Dataset excerpt:
·····

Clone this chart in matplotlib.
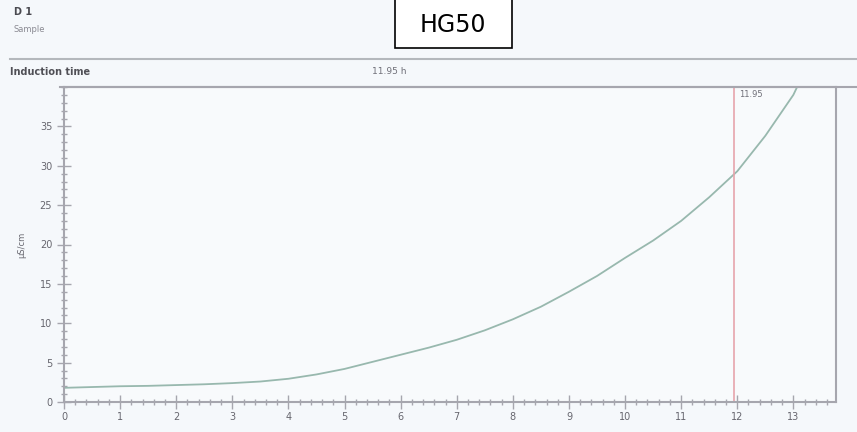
import matplotlib.pyplot as plt
from matplotlib.ticker import MultipleLocator
from matplotlib.patches import Rectangle

# conductivity curve, read every half hour
hours = [0, 0.5, 1, 1.5, 2, 2.5, 3, 3.5, 4, 4.5, 5, 5.5, 6, 6.5, 7, 7.5, 8, 8.5,
         9, 9.5, 10, 10.5, 11, 11.5, 12, 12.5, 13, 13.1]
conductivity = [1.8, 1.9, 2.0, 2.05, 2.15, 2.25, 2.4, 2.6, 2.95, 3.5, 4.2, 5.1, 6.0, 6.9,
                7.9, 9.1, 10.5, 12.1, 14.0, 16.0, 18.3, 20.5, 23.0, 26.0, 29.3, 33.8, 39.0, 40.5]
induction_time = 11.95
x_ticks = list(range(0, 14))
y_ticks = [0, 5, 10, 15, 20, 25, 30, 35]

fig = plt.figure(figsize=(8.57, 4.32), dpi=100, facecolor='#f5f8fb')
ax = fig.add_axes([64 / 857, 30 / 432, 772 / 857, 315 / 432])
ax.set_facecolor('#f8fafc')

ax.plot(hours, conductivity, color='#98b8ae', lw=1.3)
ax.axvline(induction_time, color='#e6a4ac', lw=1.2)
ax.text(induction_time + 0.08, 39.6, '11.95', fontsize=6, color='#6f6f78', va='top')

ax.set_xlim(0, 13.76)
ax.set_ylim(0, 40)
ax.set_xticks(x_ticks)
ax.set_yticks(y_ticks)
ax.xaxis.set_minor_locator(MultipleLocator(0.2))
ax.yaxis.set_minor_locator(MultipleLocator(1))
ax.tick_params(which='major', direction='inout', length=10, width=1, color='#a6a6ae',
               labelsize=7, labelcolor='#66666e')
ax.tick_params(which='minor', direction='inout', length=4, width=1, color='#a6a6ae')
ax.tick_params(axis='x', pad=2)
for s in ax.spines.values():
    s.set_color('#a6a6ae')
    s.set_linewidth(1.5)
ax.set_ylabel('µS/cm', fontsize=6, color='#66666e', labelpad=10)

# header block above the graph
fig.text(14 / 857, 1 - 12 / 432, 'D 1', fontsize=7, fontweight='bold', color='#4a4a50', va='center')
fig.text(14 / 857, 1 - 29 / 432, 'Sample', fontsize=6, color='#8a8a92', va='center')
fig.text(10 / 857, 1 - 72 / 432, 'Induction time', fontsize=7, fontweight='bold', color='#505056', va='center')
fig.text(372 / 857, 1 - 72 / 432, '11.95 h', fontsize=6.5, color='#6f6f78', va='center')
fig.add_artist(plt.Line2D([10 / 857, 1], [1 - 59 / 432] * 2, color='#b4b8bc', lw=1.5))
fig.add_artist(plt.Line2D([60 / 857, 1], [1 - 87 / 432] * 2, color='#a6a6ae', lw=1.5))

# sample name box
fig.add_artist(Rectangle((395 / 857, 1 - 48 / 432), 117 / 857, 50 / 432, transform=fig.transFigure,
                         facecolor='white', edgecolor='black', lw=1.2))
fig.text(453 / 857, 1 - 25 / 432, 'HG50', fontsize=17, color='black', ha='center', va='center')

fig.savefig('out.png', dpi=100, facecolor=fig.get_facecolor())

·····

Exercise details:
All of the data above should be quoted exactly, except for the pictures.

Solution to this problem:
Clone this chart in matplotlib.
import matplotlib.pyplot as plt
from matplotlib.ticker import MultipleLocator
from matplotlib.patches import Rectangle

# conductivity curve, read every half hour
hours = [0, 0.5, 1, 1.5, 2, 2.5, 3, 3.5, 4, 4.5, 5, 5.5, 6, 6.5, 7, 7.5, 8, 8.5,
         9, 9.5, 10, 10.5, 11, 11.5, 12, 12.5, 13, 13.1]
conductivity = [1.8, 1.9, 2.0, 2.05, 2.15, 2.25, 2.4, 2.6, 2.95, 3.5, 4.2, 5.1, 6.0, 6.9,
                7.9, 9.1, 10.5, 12.1, 14.0, 16.0, 18.3, 20.5, 23.0, 26.0, 29.3, 33.8, 39.0, 40.5]
induction_time = 11.95
x_ticks = list(range(0, 14))
y_ticks = [0, 5, 10, 15, 20, 25, 30, 35]

fig = plt.figure(figsize=(8.57, 4.32), dpi=100, facecolor='#f5f8fb')
ax = fig.add_axes([64 / 857, 30 / 432, 772 / 857, 315 / 432])
ax.set_facecolor('#f8fafc')

ax.plot(hours, conductivity, color='#98b8ae', lw=1.3)
ax.axvline(induction_time, color='#e6a4ac', lw=1.2)
ax.text(induction_time + 0.08, 39.6, '11.95', fontsize=6, color='#6f6f78', va='top')

ax.set_xlim(0, 13.76)
ax.set_ylim(0, 40)
ax.set_xticks(x_ticks)
ax.set_yticks(y_ticks)
ax.xaxis.set_minor_locator(MultipleLocator(0.2))
ax.yaxis.set_minor_locator(MultipleLocator(1))
ax.tick_params(which='major', direction='inout', length=10, width=1, color='#a6a6ae',
               labelsize=7, labelcolor='#66666e')
ax.tick_params(which='minor', direction='inout', length=4, width=1, color='#a6a6ae')
ax.tick_params(axis='x', pad=2)
for s in ax.spines.values():
    s.set_color('#a6a6ae')
    s.set_linewidth(1.5)
ax.set_ylabel('µS/cm', fontsize=6, color='#66666e', labelpad=10)

# header block above the graph
fig.text(14 / 857, 1 - 12 / 432, 'D 1', fontsize=7, fontweight='bold', color='#4a4a50', va='center')
fig.text(14 / 857, 1 - 29 / 432, 'Sample', fontsize=6, color='#8a8a92', va='center')
fig.text(10 / 857, 1 - 72 / 432, 'Induction time', fontsize=7, fontweight='bold', color='#505056', va='center')
fig.text(372 / 857, 1 - 72 / 432, '11.95 h', fontsize=6.5, color='#6f6f78', va='center')
fig.add_artist(plt.Line2D([10 / 857, 1], [1 - 59 / 432] * 2, color='#b4b8bc', lw=1.5))
fig.add_artist(plt.Line2D([60 / 857, 1], [1 - 87 / 432] * 2, color='#a6a6ae', lw=1.5))

# sample name box
fig.add_artist(Rectangle((395 / 857, 1 - 48 / 432), 117 / 857, 50 / 432, transform=fig.transFigure,
                         facecolor='white', edgecolor='black', lw=1.2))
fig.text(453 / 857, 1 - 25 / 432, 'HG50', fontsize=17, color='black', ha='center', va='center')

fig.savefig('out.png', dpi=100, facecolor=fig.get_facecolor())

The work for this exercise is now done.